How do I test for lower variability induced by systematic missings? In my data, some individuals have missing data on the central predictor (father missed the intake assessment). Comparing the DVs' means for those with a missing/non-missing predictor yielded some sizeable effects.
Now I want to find out whether the systematic missings may have led me to underestimate the size of the OLS regression coefficients. What's a good way to do this?
Simply comparing the variances of the DVs in the group without missings to the group with missings is easy to do?
But conceptually I want to know whether the whole sample has significantly less variability when I leave the group with missings (and significantly-lower-than-average-scores) out, not whether the two groups (with missings and without missings) have different variances.
All that I found so far was about independent samples, not about subsets.
Also, just to bring me up to speed: heteroscedasticity is usually used in the context of residual variance, right?
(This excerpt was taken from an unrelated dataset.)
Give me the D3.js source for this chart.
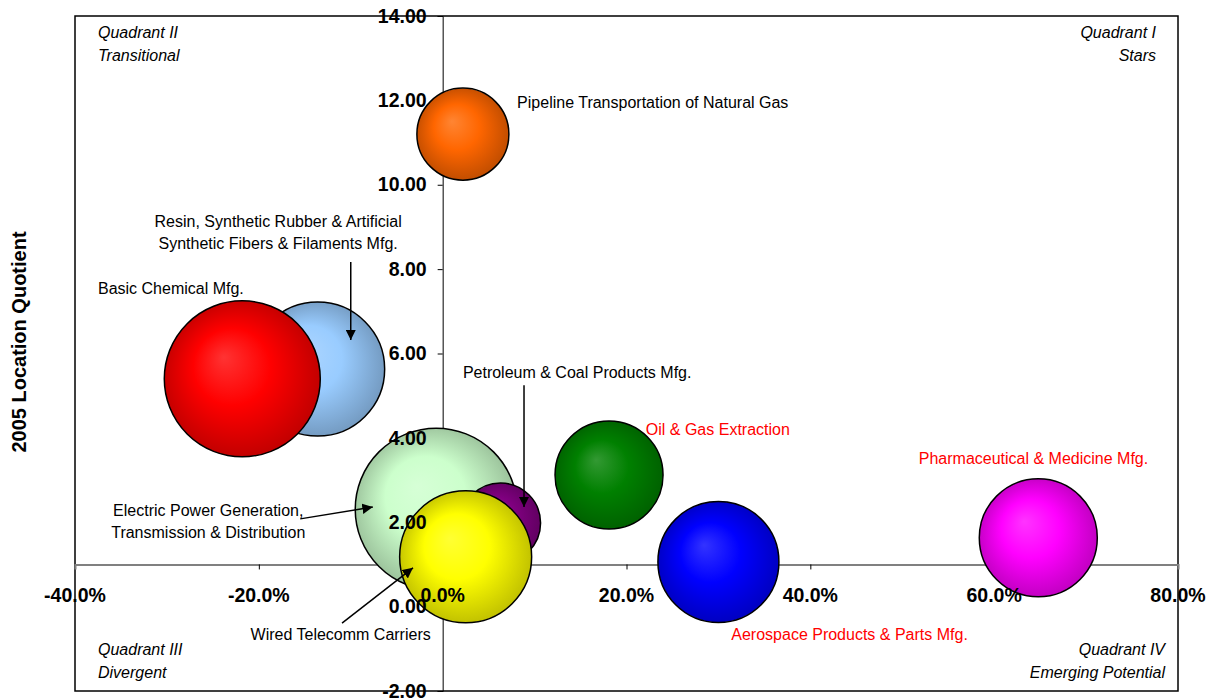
<!DOCTYPE html>
<html>
<head>
<meta charset="utf-8">
<script src="https://cdn.jsdelivr.net/npm/d3@7"></script>
<style>
  html, body { margin: 0; padding: 0; background: #fff; }
  svg { display: block; font-family: "Liberation Sans", Arial, sans-serif; }
</style>
</head>
<body>
<svg id="chart" width="1213" height="700"></svg>
<script>
// Industry clusters: employment growth vs. 2005 location quotient
const industries = [
  "Resin, Synthetic Rubber & Artificial Synthetic Fibers & Filaments Mfg.",
  "Basic Chemical Mfg.",
  "Electric Power Generation, Transmission & Distribution",
  "Petroleum & Coal Products Mfg.",
  "Wired Telecomm Carriers",
  "Pipeline Transportation of Natural Gas",
  "Oil & Gas Extraction",
  "Aerospace Products & Parts Mfg.",
  "Pharmaceutical & Medicine Mfg."
];
const growth = [-13.6, -21.8, -0.7, 6.3, 2.5, 2.2, 18.1, 30.0, 64.8];      // % change
const locationQuotient = [5.63, 5.40, 2.31, 1.98, 1.18, 11.20, 3.12, 1.06, 1.63];
const bubbleSize = [4489, 6084, 6561, 1600, 4356, 2116, 2916, 3660, 3481];
const fills = ["#99CCFF", "#FF0000", "#CCFFCC", "#800080", "#FFFF00", "#FF6600", "#008000", "#0000FF", "#FF00FF"];

const xTicks = [-40, -20, 0, 20, 40, 60, 80];
const yTicks = [-2, 0, 2, 4, 6, 8, 10, 12, 14];

// Label placements (data units) and pointer arrows
const labels = [
  { lines: ["Resin, Synthetic Rubber & Artificial", "Synthetic Fibers & Filaments Mfg."], x: -17.9, y: 9.14, anchor: "middle", color: "#000" },
  { lines: ["Basic Chemical Mfg."], x: -37.5, y: 7.53, anchor: "start", color: "#000" },
  { lines: ["Electric Power Generation,", "Transmission & Distribution"], x: -25.5, y: 2.29, anchor: "middle", color: "#000" },
  { lines: ["Petroleum & Coal Products Mfg."], x: 2.2, y: 5.54, anchor: "start", color: "#000" },
  { lines: ["Wired Telecomm Carriers"], x: -20.9, y: -0.67, anchor: "start", color: "#000" },
  { lines: ["Pipeline Transportation of Natural Gas"], x: 8.1, y: 11.94, anchor: "start", color: "#000" },
  { lines: ["Oil & Gas Extraction"], x: 22.1, y: 4.19, anchor: "start", color: "#FF0000" },
  { lines: ["Aerospace Products & Parts Mfg."], x: 31.4, y: -0.67, anchor: "start", color: "#FF0000" },
  { lines: ["Pharmaceutical & Medicine Mfg."], x: 51.8, y: 3.50, anchor: "start", color: "#FF0000" }
];
const arrows = [
  { x1: -10.0, y1: 8.17, x2: -10.0, y2: 6.32 },
  { x1: -15.5, y1: 2.08, x2: -7.6, y2: 2.36 },
  { x1: 8.85, y1: 5.25, x2: 8.85, y2: 2.36 },
  { x1: -10.95, y1: -0.39, x2: -3.23, y2: 0.92 }
];

const svg = d3.select("#chart");
const plot = { left: 75, top: 16, right: 1178, bottom: 691 };
const midShift = 1.5; // nudges middle-aligned text onto its anchor

const x = d3.scaleLinear().domain([-40, 80]).range([plot.left, plot.right]);
const y = d3.scaleLinear().domain([-2, 14]).range([plot.bottom, plot.top]);
const r = d3.scaleSqrt().domain([0, d3.max(bubbleSize)]).range([0, 81]);

// Hyphen-minus number formats
const fmtPct = d => d3.format(".1f")(d).replace("\u2212", "-") + "%";
const fmtLQ = d => d3.format(".2f")(d).replace("\u2212", "-");

// Shaded sphere gradients
const defs = svg.append("defs");
fills.forEach((c, i) => {
  const base = d3.color(c);
  const g = defs.append("radialGradient")
    .attr("id", "ball" + i)
    .attr("cx", "50%").attr("cy", "50%").attr("r", "55%")
    .attr("fx", "38%").attr("fy", "36%");
  g.append("stop").attr("offset", "0%").attr("stop-color", d3.interpolateRgb(base, "#fff")(0.2));
  g.append("stop").attr("offset", "45%").attr("stop-color", base.formatHex());
  g.append("stop").attr("offset", "100%").attr("stop-color", base.darker(0.9).formatHex());
});
defs.append("marker")
  .attr("id", "arrowhead")
  .attr("viewBox", "0 0 10 10")
  .attr("refX", 10).attr("refY", 5)
  .attr("markerWidth", 7).attr("markerHeight", 7)
  .attr("markerUnits", "strokeWidth")
  .attr("orient", "auto")
  .append("path").attr("d", "M0,0 L10,5 L0,10 Z").attr("fill", "#000");

// Plot frame
svg.append("rect")
  .attr("x", plot.left).attr("y", plot.top)
  .attr("width", plot.right - plot.left).attr("height", plot.bottom - plot.top)
  .attr("fill", "#fff").attr("stroke", "#000").attr("stroke-width", 1.5);

// Axes cross at 0% growth and LQ = 1
const xAxisG = svg.append("g")
  .attr("transform", `translate(0,${y(1)})`)
  .call(d3.axisBottom(x).tickValues(xTicks).tickSize(5).tickFormat(() => ""));
xAxisG.select(".domain").attr("stroke", "#808080").attr("stroke-width", 2);
xAxisG.selectAll(".tick line").attr("stroke", "#000");
xAxisG.selectAll(".tick").filter(d => d === -40 || d === 80).select("line").remove();

const yAxisG = svg.append("g")
  .attr("transform", `translate(${x(0)},0)`)
  .call(d3.axisLeft(y).tickValues(yTicks).tickSize(5).tickFormat(() => ""));
yAxisG.select(".domain").attr("stroke", "#000").attr("stroke-width", 1);
yAxisG.selectAll(".tick line").attr("stroke", "#000");

// Bubbles
const order = d3.range(industries.length);
svg.append("g").selectAll("circle")
  .data(order)
  .join("circle")
  .attr("cx", i => x(growth[i]))
  .attr("cy", i => y(locationQuotient[i]))
  .attr("r", i => r(bubbleSize[i]))
  .attr("fill", i => `url(#ball${i})`)
  .attr("stroke", "#000")
  .attr("stroke-width", 1.5);

// Tick labels drawn above the bubbles
const tickFont = { size: "19.5px", weight: "bold" };
svg.append("g").selectAll("text")
  .data(xTicks)
  .join("text")
  .attr("x", d => x(d))
  .attr("y", y(1) + 31 + midShift)
  .attr("text-anchor", "middle")
  .attr("dominant-baseline", "middle")
  .attr("font-size", tickFont.size)
  .attr("font-weight", tickFont.weight)
  .text(fmtPct);

svg.append("g").selectAll("text")
  .data(yTicks)
  .join("text")
  .attr("x", x(0) - 16)
  .attr("y", d => y(d) + midShift)
  .attr("text-anchor", "end")
  .attr("dominant-baseline", "middle")
  .attr("font-size", tickFont.size)
  .attr("font-weight", tickFont.weight)
  .text(fmtLQ);

// Pointer arrows
svg.append("g").selectAll("line")
  .data(arrows)
  .join("line")
  .attr("x1", d => x(d.x1)).attr("y1", d => y(d.y1))
  .attr("x2", d => x(d.x2)).attr("y2", d => y(d.y2))
  .attr("stroke", "#000").attr("stroke-width", 1.5)
  .attr("marker-end", "url(#arrowhead)");

// Bubble labels
const lbl = svg.append("g").selectAll("text")
  .data(labels)
  .join("text")
  .attr("x", d => x(d.x))
  .attr("y", d => y(d.y) + midShift)
  .attr("text-anchor", d => d.anchor)
  .attr("dominant-baseline", "middle")
  .attr("font-size", "16px")
  .attr("fill", d => d.color);
lbl.each(function (d) {
  d3.select(this).selectAll("tspan")
    .data(d.lines)
    .join("tspan")
    .attr("x", x(d.x))
    .attr("dy", (t, k) => k === 0 ? 0 : 22.5)
    .text(t => t);
});

// Quadrant captions
const quadrants = [
  { lines: ["Quadrant II", "Transitional"], px: plot.left + 23, py: 32, anchor: "start" },
  { lines: ["Quadrant I", "Stars"], px: plot.right - 22, py: 32, anchor: "end" },
  { lines: ["Quadrant III", "Divergent"], px: plot.left + 23, py: 649, anchor: "start" },
  { lines: ["Quadrant IV", "Emerging Potential"], px: plot.right - 13, py: 649, anchor: "end" }
];
quadrants.forEach(q => {
  const t = svg.append("text")
    .attr("text-anchor", q.anchor)
    .attr("dominant-baseline", "middle")
    .attr("font-size", "16px")
    .attr("font-style", "italic");
  q.lines.forEach((line, k) => {
    t.append("tspan").attr("x", q.px).attr("y", q.py + k * 23 + midShift).text(line);
  });
});

// Vertical axis title
svg.append("text")
  .attr("transform", `translate(21,342) rotate(-90)`)
  .attr("text-anchor", "middle")
  .attr("dominant-baseline", "middle")
  .attr("font-size", "20px")
  .attr("font-weight", "bold")
  .text("2005 Location Quotient");
</script>
</body>
</html>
What's a good term for constricted variance that would give me better luck with google?
 A: I think you have posed two different questions: one which asks about bias in your coefficients and another which talks about variance.  
Bias
As far as I can tell, the general solution to attempting to understand the likely bias in coefficient estimates is to explicitly model the cause of the missing data.  However, in most situations that I have come across such information is not available and there is instead a need to do something a little more pragmatic (but imperfect).  The following should tell you if you have bias:


*

*Recode the missing data on the central predictor by assigning the
mean to each observation.

*Create a new binary variable which has a 1 when respondents are
missing data and a 0 otherwise.

*Re-estimate your models with these two independent variables
replacing the central predictor.


The coefficient of the binary variable will capture the phenomena of missing group having a different mean on the dependent variables.  You can assess bias by comparing the coefficients obtained with the models I have just described with the models you were obtaining with the smaller sample size.
Variance
A priori, adding in the respondents with the missing data is going to increase your variance.  If they were the same as everybody else then your variance wouldn't change, but you know they are not the same as everybody else so your variance should increase.  However, I doubt this is so relevant to solving your problem as your interest is the conditional variance (i.e., the relationship between the predictors and your dependent variables) rather than the variance per se.